The links below will provide specific information about each project as design moves closer to construction.


As part of MSD Project Clear, eight significant underground construction projects will begin over the next dozen years. These projects will use different types of construction to build underground wastewater storage facilities. These storage facilities are needed: during heavy rains or significant snow melt, too much stormwater enters the wastewater system. When too much stormwater enters the system, it may exceed the capacity of the sewer system and MSD’s treatment plants. To prevent overflows, MSD will construct above-ground storage tanks to store wastewater, or deep underground tunnels to both store and transport wastewater during these heavy rains or significant snow melt until capacity is available at MSD treatment plants.

The majority of the deep tunnel projects will be built in the limestone rock layer by a specialized piece of equipment called a Tunnel Boring Machine (TBM). A lining is then installed that will keep groundwater out and keep wastewater in the tunnel. The benefit of this deep tunnel boring technology is minimal surface disturbance to neighborhoods and properties in proximity to the project. Working at up to 230 feet below the surface, the TBM will bore the tunnel totally out of the sight of the public. Very little will be felt or heard, resulting in little disturbance to properties above the surface.

For smaller storage facilities that are too short to use a TBM, controlled blasting will be used deep underground. This blasting is done by experienced contractors in small increments; just like TBM construction, there will be minimal disturbance on the surface.

MSD Project Clear reached a milestone in 2014 with the completion of the first phase of the 3,200-foot-long x 9-foot-diameter tunnel, dug by TBM Chelsea the Chomper, as part of the Lemay Redundant Force Main project. The second construction project of Project Clear is scheduled to begin in 2016. The Maline Creek Storage Facility project is in the final design phase and the work will go to bid next year.

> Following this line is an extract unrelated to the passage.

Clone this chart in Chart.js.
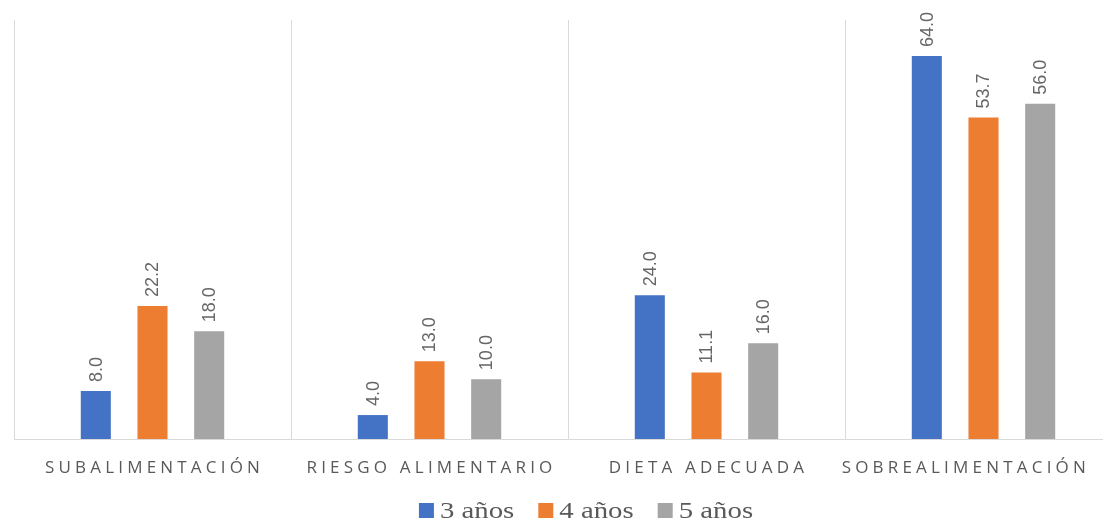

This timeline roughly estimates the progress of a MSD Project Clear tunnel over the life of the initiative.


Stormwater disconnections

When stormwater enters the wastewater system, it is considered wastewater by MSD’s regulators. In the combined sewer system, this occurs by design. The system carries both wastewater and stormwater in the same pipe. In heavy rains, the system can be overloaded by too much stormwater. In the separate sewer system, this can occur due to incorrect connections of stormwater to the wastewater system. MSD is working to remove these connections through stormwater disconnections.